Tournament of Books
I am taking this week off from Word Suitcase, but if you want to read something I wrote, I did participate in the Tournament of Books as a judge. I was assigned Yaa Gyasi’s Transcendent Kingdom and Quan Barry’s We Ride Upon Sticks, two very different novels, and I had a great time reading them as a pair. Here’s an excerpt:
One of fiction’s many allures is that someone’s in charge. Real life, chaotic and narratively unsatisfying, offers no such comfort. But a story has an author. A novel is a microcosm with the name of its particular god printed right on the cover.

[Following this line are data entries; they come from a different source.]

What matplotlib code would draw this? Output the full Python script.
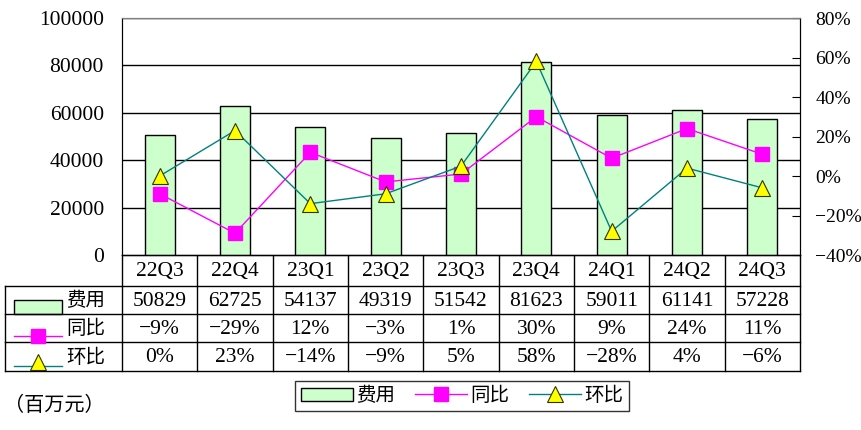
import matplotlib.pyplot as plt
from matplotlib.lines import Line2D
from matplotlib.patches import Rectangle
from matplotlib.ticker import FuncFormatter

quarters = ["22Q3", "22Q4", "23Q1", "23Q2", "23Q3", "23Q4", "24Q1", "24Q2", "24Q3"]
expense = [50829, 62725, 54137, 49319, 51542, 81623, 59011, 61141, 57228]
yoy = [-9, -29, 12, -3, 1, 30, 9, 24, 11]
qoq = [0, 23, -14, -9, 5, 58, -28, 4, -6]

FONT = ["Liberation Serif", "Noto Sans CJK SC"]
plt.rcParams["font.family"] = FONT
FS = 15.5
FS_CJK = 14
GREEN = "#ccffcc"
MAGENTA = "#ff00ff"
TEAL = "#008080"
YELLOW = "#ffff00"

W, H = 862, 430
fig = plt.figure(figsize=(W / 100, H / 100), dpi=100)

# plot area in pixels
L, R, T, B = 122, 800, 18, 255


def fx(px):
    return px / W


def fy(py):
    return 1 - py / H


def pct(v):
    return f"{v:.0f}%".replace("-", "\u2212")


ax = fig.add_axes([fx(L), fy(B), fx(R - L), (B - T) / H])
x = list(range(len(quarters)))
ax.bar(x, expense, width=0.4, color=GREEN, edgecolor="black", linewidth=1, zorder=2)
ax.set_xlim(-0.5, len(quarters) - 0.5)
ax.set_ylim(0, 100000)
ax.set_yticks(range(0, 100001, 20000))
ax.yaxis.grid(True, color="black", linewidth=1)
ax.set_axisbelow(True)
ax.set_xticks([])
ax.tick_params(axis="y", length=0, pad=13, labelsize=FS)
ax.spines["top"].set_color("#808080")

ax2 = ax.twinx()
ax2.plot(x, [v / 100 for v in yoy], color=MAGENTA, linewidth=1, marker="s",
         markersize=10, markerfacecolor=MAGENTA, markeredgecolor=MAGENTA, zorder=3)
ax2.plot(x, [v / 100 for v in qoq], color=TEAL, linewidth=1, marker="^",
         markersize=11, markerfacecolor=YELLOW, markeredgecolor="#333300",
         markeredgewidth=0.8, zorder=3)
ax2.set_ylim(-0.4, 0.8)
ax2.set_yticks([-0.4, -0.2, 0, 0.2, 0.4, 0.6, 0.8])
ax2.yaxis.set_major_formatter(FuncFormatter(lambda v, p: pct(v * 100)))
ax2.tick_params(axis="y", direction="in", length=6, pad=11, labelsize=14)
ax2.spines["top"].set_color("#808080")

# data table drawn in pixel coordinates
tb = fig.add_axes([0, 0, 1, 1], zorder=-1)
tb.set_xlim(0, W)
tb.set_ylim(H, 0)
tb.axis("off")

cw = (R - L) / len(quarters)
rows = [255, 286, 314, 342, 371]
lk = dict(color="black", linewidth=1)
tb.plot([L, R], [rows[0], rows[0]], **lk)
for yy in rows[1:]:
    tb.plot([5, R], [yy, yy], **lk)
tb.plot([5, 5], [rows[1], rows[-1]], **lk)
for k in range(len(quarters) + 1):
    xx = L + k * cw
    tb.plot([xx, xx], [rows[0], rows[-1]], **lk)

row_texts = [quarters, [str(v) for v in expense],
             [pct(v) for v in yoy], [pct(v) for v in qoq]]
for r, texts in enumerate(row_texts):
    yc = (rows[r] + rows[r + 1]) / 2 + 1
    for i, t in enumerate(texts):
        tb.text(L + (i + 0.5) * cw, yc, t, ha="center", va="center", fontsize=FS)

# row keys
tb.add_patch(Rectangle((14, 300), 48, 14, facecolor=GREEN, edgecolor="black", linewidth=1))
tb.add_line(Line2D([14, 62], [336, 336], color=MAGENTA, linewidth=1))
tb.add_line(Line2D([38], [336], marker="s", markersize=10, color=MAGENTA))
tb.add_line(Line2D([14, 62], [366, 366], color=TEAL, linewidth=1))
tb.add_line(Line2D([38], [362], marker="^", markersize=11, markerfacecolor=YELLOW,
                   markeredgecolor="#333300", markeredgewidth=0.8))
for name, r in zip(["费用", "同比", "环比"], [1, 2, 3]):
    tb.text(66, (rows[r] + rows[r + 1]) / 2 + 1, name, ha="left", va="center",
            fontsize=FS_CJK)

tb.text(4, 406, "（百万元）", ha="left", va="center", fontsize=14.5)

handles = [
    Rectangle((0, 0), 1, 1, facecolor=GREEN, edgecolor="black", linewidth=1),
    Line2D([], [], color=MAGENTA, linewidth=1, marker="s", markersize=10),
    Line2D([], [], color=TEAL, linewidth=1, marker="^", markersize=11,
           markerfacecolor=YELLOW, markeredgecolor="#333300", markeredgewidth=0.8),
]
leg = fig.legend(handles, ["费用", "同比", "环比"], loc="center",
                 bbox_to_anchor=(fx(462), fy(396)), ncol=3, frameon=True,
                 fancybox=False, edgecolor="black", handlelength=2.7,
                 handletextpad=0.15, columnspacing=1.0, borderpad=0.3,
                 prop={"size": FS_CJK})
leg.get_frame().set_linewidth(1)

fig.savefig("out.png", dpi=100)
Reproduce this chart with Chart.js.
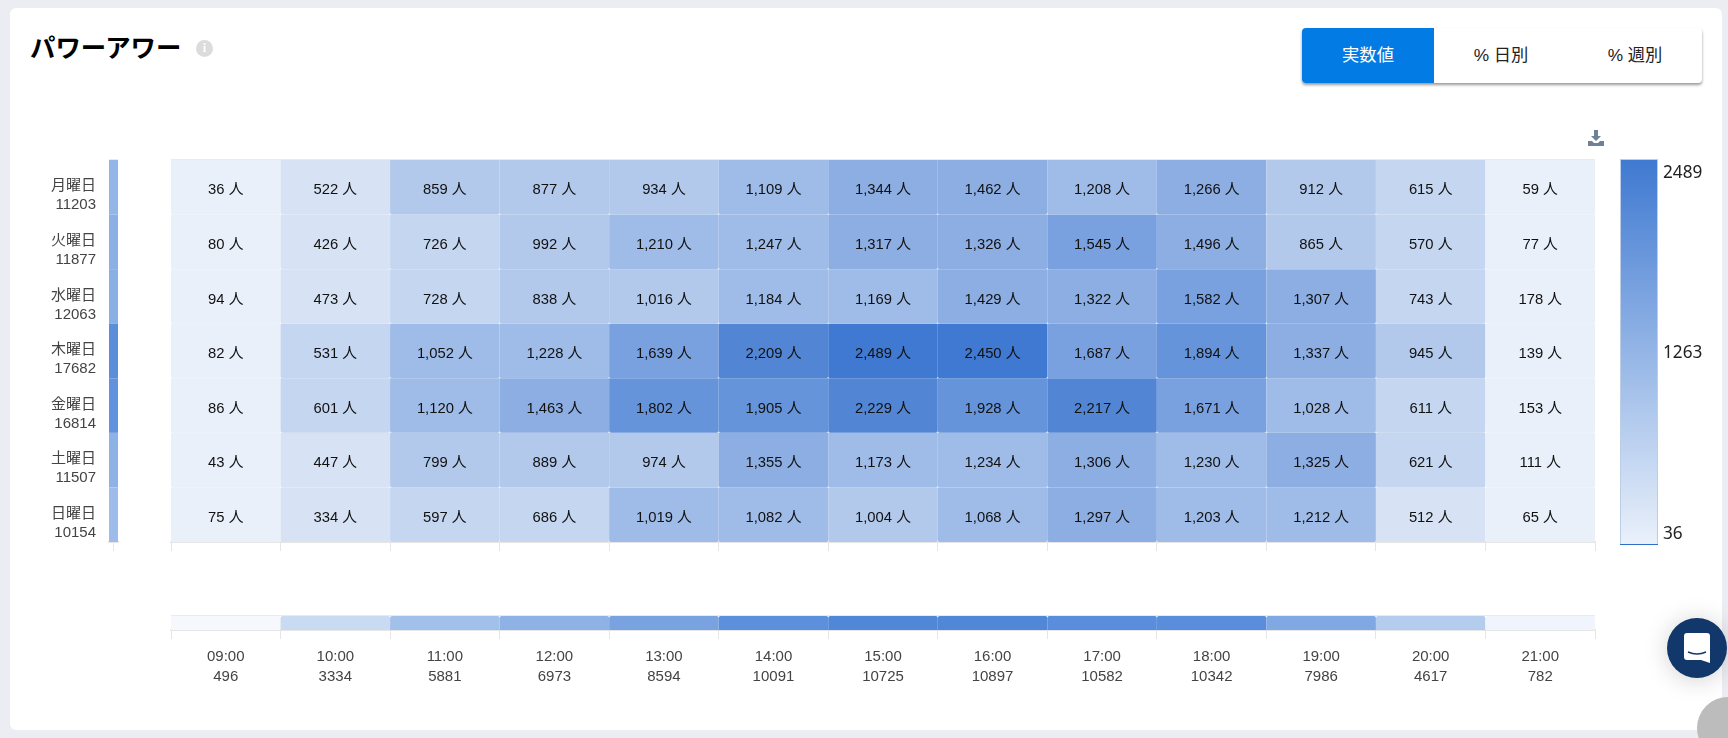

Both of these books deal with faith, doubt, and belief in a higher power. True, in Transcendent Kingdom the higher power in question is the Christian God, or at least a god of some kind, a grand source of meaning and purpose in the universe, and in We Ride Upon Sticks the higher power is a dark force that the members of a high school field hockey team summon with witchcraft and name “Emilio” after Emilio Estevez. Both books are structured around characters’ prayers, pleas, and offerings. Write to God (or Emilio) and find yourself.
The Tournament of Books has cultivated such a fantastic community of readers and I’m so invested in this year’s books and finding out what everybody thinks of them. It was such a pleasure to participate.
If you’re new to this newsletter because you read my ToB judgment this week, hello and welcome! Word Suitcase will resume next Sunday with its regular program of whatever words and etymologies halt the darting rabbit of my attention and whatever romance (or other) novels I happen to read.